Trump apretó un botón

Jesús Benítez PROFESOR DE CIENCIA POLÍTICA Y CRIMINOLOGÍA EN LA UNIVERSIDADE DE SANTIAGO Y ESPECIALIZADO EN MÉTODOS COMPUTACIONALES

OPINIÓN

CONTACTO vía Europa Press | EUROPAPRESS

27 abr 2025 . Actualizado a las 05:00 h.

Estas últimas semanas estamos presenciando el equivalente geopolítico de pulsar el botón rojo de autodestrucción. El comercio internacional, otrora símbolo de cooperación global, pasa a ser considerado como competencia desleal y castigado con aranceles punitivos. La Unión Europea, socia comercial histórica, está siendo tratada como una amenaza económica, y su dependencia, antaño pilar de la alianza trasatlántica, pasa a ser considerada como una carga. El canciller alemán in pectore responde al cambio de paradigma expresando la necesidad de «declarar la independencia» de Estados Unidos, y los líderes europeos lo secundan, aprobando un programa de rearme para materializarla. Pero donde el cambio de paradigma se hace más visible es en el caso de Rusia, que de ser el enemigo absoluto se ha convertido en socio comercial, a juzgar por la exención de aranceles que disfruta, el apoyo de Washington en la ONU en su posición sobre Ucrania, y la normalización diplomática en curso. Por si el desconcierto no fuera suficiente, llega la estupefacción con la propuesta de convertir Gaza en resort turístico, el mismo territorio donde la justicia internacional investiga un posible genocidio. Parecería que el orden basado en normas comunes y cooperación hubiera quedado definitivamente clausurado, siendo sustituido por un desconcertante desorden global aparentemente basado en el arbitrio de un solo hombre.
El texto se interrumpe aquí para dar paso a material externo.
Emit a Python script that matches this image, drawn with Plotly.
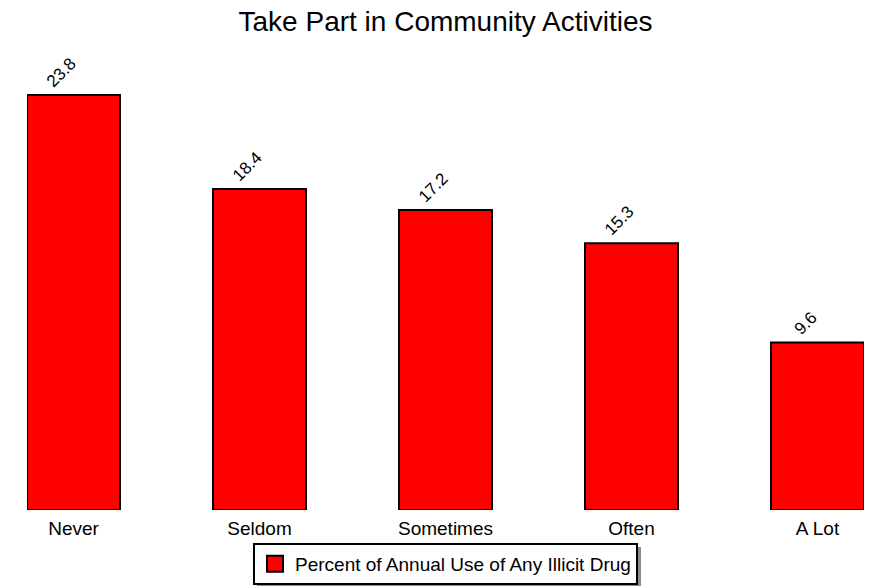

Tras este aparente caos hay un patrón común: la creciente centralidad política de la tecnología como nuevo eje del poder político. El caso de Elon Musk lo ilustra con crudeza: su control sobre Starlink le permitió primero sostener y luego condicionar las comunicaciones militares ucranianas, seguida por la posterior prohibición al Reino Unido de compartir con Ucrania los recursos de inteligencia norteamericanos, dejando al descubierto la vulnerabilidad estratégica que supone depender de infraestructuras tecnológicas extranjeras. Su papel al frente del DOGE (Departamento de Eficiencia Gubernamental) —homónimo de una criptomoneda bautizada a su vez con un meme— ilustra la creciente centralidad de los actores tecnológicos en la gestión del Estado, no ya en aquellos aspectos vinculados a su propia actividad económica, como el sector del automóvil y espacial, sino incluso en el desmantelamiento sistemático de servicios críticos, incluyendo los de seguridad nacional. La centralidad tecnológica tiene una gran capacidad explicativa: basta tomar como referencia el proyecto de imponer la primacía de un dólar digital para reducir notablemente el actual desconcierto.

Mientras los focos se centran en aranceles y conflictos bélicos, son los protocolos blockchain, los satélites y los algoritmos los que están redefiniendo silenciosamente la nueva arquitectura internacional. Cuanto mayor es la dependencia tecnológica, más quimérica es la política. La receta de la soberanía tecnológica es bien conocida: criptografía punto a punto, código abierto e interoperabilidad. La UE puede invertir en armamento que si no controla sus chips y algoritmos se convertirá en territorio por conquistar, desconectable con pulsar un botón.